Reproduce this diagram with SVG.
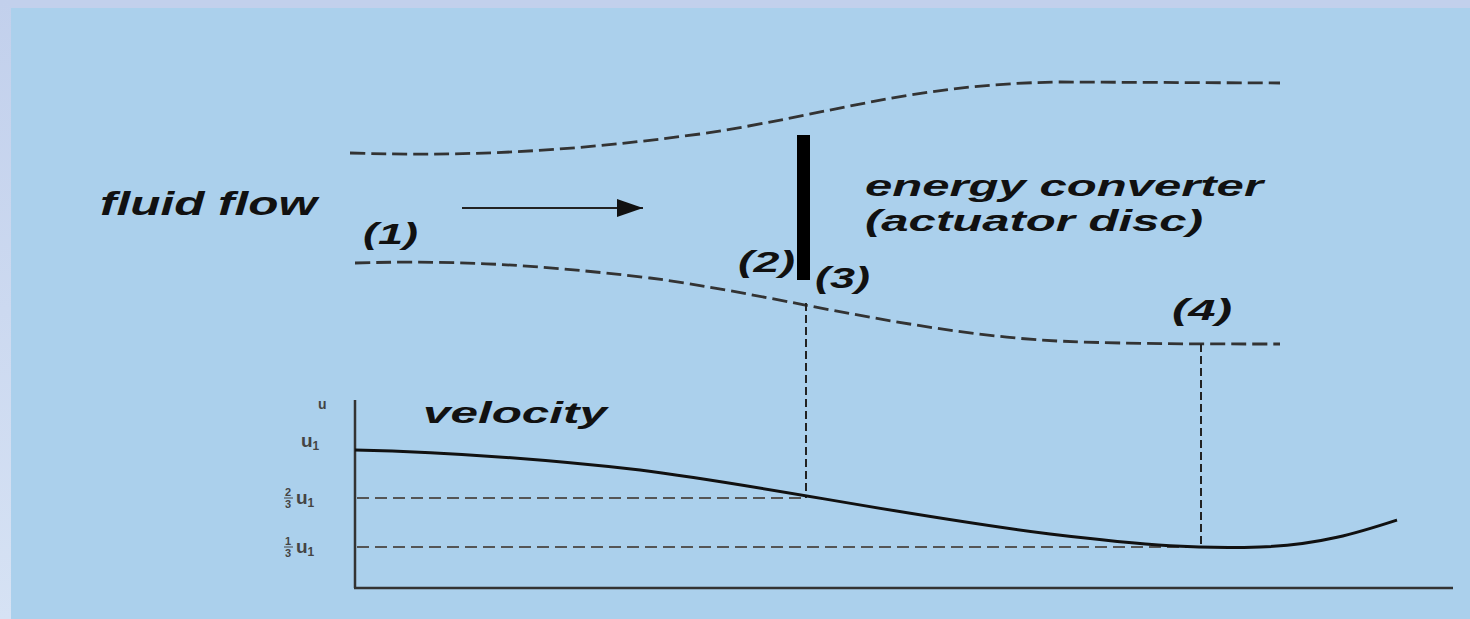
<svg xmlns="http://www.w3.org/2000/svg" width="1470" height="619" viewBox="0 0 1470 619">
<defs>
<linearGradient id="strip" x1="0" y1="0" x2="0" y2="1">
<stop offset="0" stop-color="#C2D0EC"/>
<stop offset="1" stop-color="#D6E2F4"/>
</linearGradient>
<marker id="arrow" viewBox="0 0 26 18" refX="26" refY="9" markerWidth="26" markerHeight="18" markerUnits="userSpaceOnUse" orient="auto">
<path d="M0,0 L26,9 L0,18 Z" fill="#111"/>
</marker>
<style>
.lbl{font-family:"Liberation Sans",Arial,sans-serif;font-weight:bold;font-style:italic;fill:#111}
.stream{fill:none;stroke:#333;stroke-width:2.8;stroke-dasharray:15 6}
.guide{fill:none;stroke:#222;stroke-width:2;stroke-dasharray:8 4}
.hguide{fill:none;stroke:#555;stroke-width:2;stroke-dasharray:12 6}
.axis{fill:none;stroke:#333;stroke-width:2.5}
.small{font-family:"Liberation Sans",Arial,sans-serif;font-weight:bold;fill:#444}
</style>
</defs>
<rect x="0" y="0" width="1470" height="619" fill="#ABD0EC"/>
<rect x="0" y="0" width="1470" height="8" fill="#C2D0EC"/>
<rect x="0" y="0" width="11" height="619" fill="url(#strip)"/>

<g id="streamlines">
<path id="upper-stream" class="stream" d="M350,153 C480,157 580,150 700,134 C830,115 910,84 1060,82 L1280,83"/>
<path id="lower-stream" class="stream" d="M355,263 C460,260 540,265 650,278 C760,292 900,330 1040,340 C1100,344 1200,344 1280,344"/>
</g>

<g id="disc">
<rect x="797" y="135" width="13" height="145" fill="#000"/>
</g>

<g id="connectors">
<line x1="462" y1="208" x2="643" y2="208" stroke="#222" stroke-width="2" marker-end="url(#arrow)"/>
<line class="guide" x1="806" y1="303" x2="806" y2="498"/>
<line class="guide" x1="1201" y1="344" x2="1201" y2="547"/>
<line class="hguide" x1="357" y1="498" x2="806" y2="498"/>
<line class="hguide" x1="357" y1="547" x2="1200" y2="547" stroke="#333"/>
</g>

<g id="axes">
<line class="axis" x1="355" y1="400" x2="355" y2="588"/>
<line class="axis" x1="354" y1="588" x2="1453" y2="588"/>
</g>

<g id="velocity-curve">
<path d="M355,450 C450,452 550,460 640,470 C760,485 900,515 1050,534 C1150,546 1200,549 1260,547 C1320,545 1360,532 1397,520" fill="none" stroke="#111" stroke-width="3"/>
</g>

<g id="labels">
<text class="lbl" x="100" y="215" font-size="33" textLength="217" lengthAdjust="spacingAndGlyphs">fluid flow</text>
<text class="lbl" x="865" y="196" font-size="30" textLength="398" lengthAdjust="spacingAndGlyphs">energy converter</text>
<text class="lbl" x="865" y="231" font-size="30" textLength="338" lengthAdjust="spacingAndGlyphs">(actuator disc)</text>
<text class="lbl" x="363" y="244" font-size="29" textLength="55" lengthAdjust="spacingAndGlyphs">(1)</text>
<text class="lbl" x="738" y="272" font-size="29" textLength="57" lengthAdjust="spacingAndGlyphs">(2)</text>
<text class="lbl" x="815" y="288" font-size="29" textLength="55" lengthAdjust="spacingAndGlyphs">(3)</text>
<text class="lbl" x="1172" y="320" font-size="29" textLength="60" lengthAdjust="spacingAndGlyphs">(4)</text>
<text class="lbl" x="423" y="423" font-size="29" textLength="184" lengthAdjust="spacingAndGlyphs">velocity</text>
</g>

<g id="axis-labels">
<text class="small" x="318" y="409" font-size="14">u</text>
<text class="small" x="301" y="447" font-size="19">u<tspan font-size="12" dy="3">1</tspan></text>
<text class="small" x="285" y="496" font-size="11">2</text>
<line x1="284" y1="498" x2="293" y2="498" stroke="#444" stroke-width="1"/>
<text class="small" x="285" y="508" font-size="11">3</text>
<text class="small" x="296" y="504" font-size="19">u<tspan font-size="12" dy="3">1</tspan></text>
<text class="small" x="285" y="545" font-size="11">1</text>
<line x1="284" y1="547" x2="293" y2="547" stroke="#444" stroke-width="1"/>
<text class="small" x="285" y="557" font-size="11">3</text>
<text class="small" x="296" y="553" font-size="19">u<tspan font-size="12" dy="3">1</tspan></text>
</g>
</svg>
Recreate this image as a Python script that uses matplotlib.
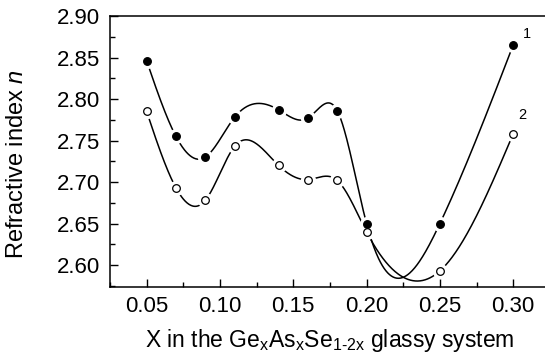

▬▬▬▬▬▬▬▬▬▬

— REQUIREMENT —
Omit each picture, then return all of the listing exactly as it stands.

— RESULT OF THE EXERCISE —
Reproduce this diagram with SVG.
<svg xmlns="http://www.w3.org/2000/svg" width="1470" height="619" viewBox="0 0 1470 619">
<defs>
<linearGradient id="strip" x1="0" y1="0" x2="0" y2="1">
<stop offset="0" stop-color="#C2D0EC"/>
<stop offset="1" stop-color="#D6E2F4"/>
</linearGradient>
<marker id="arrow" viewBox="0 0 26 18" refX="26" refY="9" markerWidth="26" markerHeight="18" markerUnits="userSpaceOnUse" orient="auto">
<path d="M0,0 L26,9 L0,18 Z" fill="#111"/>
</marker>
<style>
.lbl{font-family:"Liberation Sans",Arial,sans-serif;font-weight:bold;font-style:italic;fill:#111}
.stream{fill:none;stroke:#333;stroke-width:2.8;stroke-dasharray:15 6}
.guide{fill:none;stroke:#222;stroke-width:2;stroke-dasharray:8 4}
.hguide{fill:none;stroke:#555;stroke-width:2;stroke-dasharray:12 6}
.axis{fill:none;stroke:#333;stroke-width:2.5}
.small{font-family:"Liberation Sans",Arial,sans-serif;font-weight:bold;fill:#444}
</style>
</defs>
<rect x="0" y="0" width="1470" height="619" fill="#ABD0EC"/>
<rect x="0" y="0" width="1470" height="8" fill="#C2D0EC"/>
<rect x="0" y="0" width="11" height="619" fill="url(#strip)"/>

<g id="streamlines">
<path id="upper-stream" class="stream" d="M350,153 C480,157 580,150 700,134 C830,115 910,84 1060,82 L1280,83"/>
<path id="lower-stream" class="stream" d="M355,263 C460,260 540,265 650,278 C760,292 900,330 1040,340 C1100,344 1200,344 1280,344"/>
</g>

<g id="disc">
<rect x="797" y="135" width="13" height="145" fill="#000"/>
</g>

<g id="connectors">
<line x1="462" y1="208" x2="643" y2="208" stroke="#222" stroke-width="2" marker-end="url(#arrow)"/>
<line class="guide" x1="806" y1="303" x2="806" y2="498"/>
<line class="guide" x1="1201" y1="344" x2="1201" y2="547"/>
<line class="hguide" x1="357" y1="498" x2="806" y2="498"/>
<line class="hguide" x1="357" y1="547" x2="1200" y2="547" stroke="#333"/>
</g>

<g id="axes">
<line class="axis" x1="355" y1="400" x2="355" y2="588"/>
<line class="axis" x1="354" y1="588" x2="1453" y2="588"/>
</g>

<g id="velocity-curve">
<path d="M355,450 C450,452 550,460 640,470 C760,485 900,515 1050,534 C1150,546 1200,549 1260,547 C1320,545 1360,532 1397,520" fill="none" stroke="#111" stroke-width="3"/>
</g>

<g id="labels">
<text class="lbl" x="100" y="215" font-size="33" textLength="217" lengthAdjust="spacingAndGlyphs">fluid flow</text>
<text class="lbl" x="865" y="196" font-size="30" textLength="398" lengthAdjust="spacingAndGlyphs">energy converter</text>
<text class="lbl" x="865" y="231" font-size="30" textLength="338" lengthAdjust="spacingAndGlyphs">(actuator disc)</text>
<text class="lbl" x="363" y="244" font-size="29" textLength="55" lengthAdjust="spacingAndGlyphs">(1)</text>
<text class="lbl" x="738" y="272" font-size="29" textLength="57" lengthAdjust="spacingAndGlyphs">(2)</text>
<text class="lbl" x="815" y="288" font-size="29" textLength="55" lengthAdjust="spacingAndGlyphs">(3)</text>
<text class="lbl" x="1172" y="320" font-size="29" textLength="60" lengthAdjust="spacingAndGlyphs">(4)</text>
<text class="lbl" x="423" y="423" font-size="29" textLength="184" lengthAdjust="spacingAndGlyphs">velocity</text>
</g>

<g id="axis-labels">
<text class="small" x="318" y="409" font-size="14">u</text>
<text class="small" x="301" y="447" font-size="19">u<tspan font-size="12" dy="3">1</tspan></text>
<text class="small" x="285" y="496" font-size="11">2</text>
<line x1="284" y1="498" x2="293" y2="498" stroke="#444" stroke-width="1"/>
<text class="small" x="285" y="508" font-size="11">3</text>
<text class="small" x="296" y="504" font-size="19">u<tspan font-size="12" dy="3">1</tspan></text>
<text class="small" x="285" y="545" font-size="11">1</text>
<line x1="284" y1="547" x2="293" y2="547" stroke="#444" stroke-width="1"/>
<text class="small" x="285" y="557" font-size="11">3</text>
<text class="small" x="296" y="553" font-size="19">u<tspan font-size="12" dy="3">1</tspan></text>
</g>
</svg>
Recreate this image as a Python script that uses matplotlib.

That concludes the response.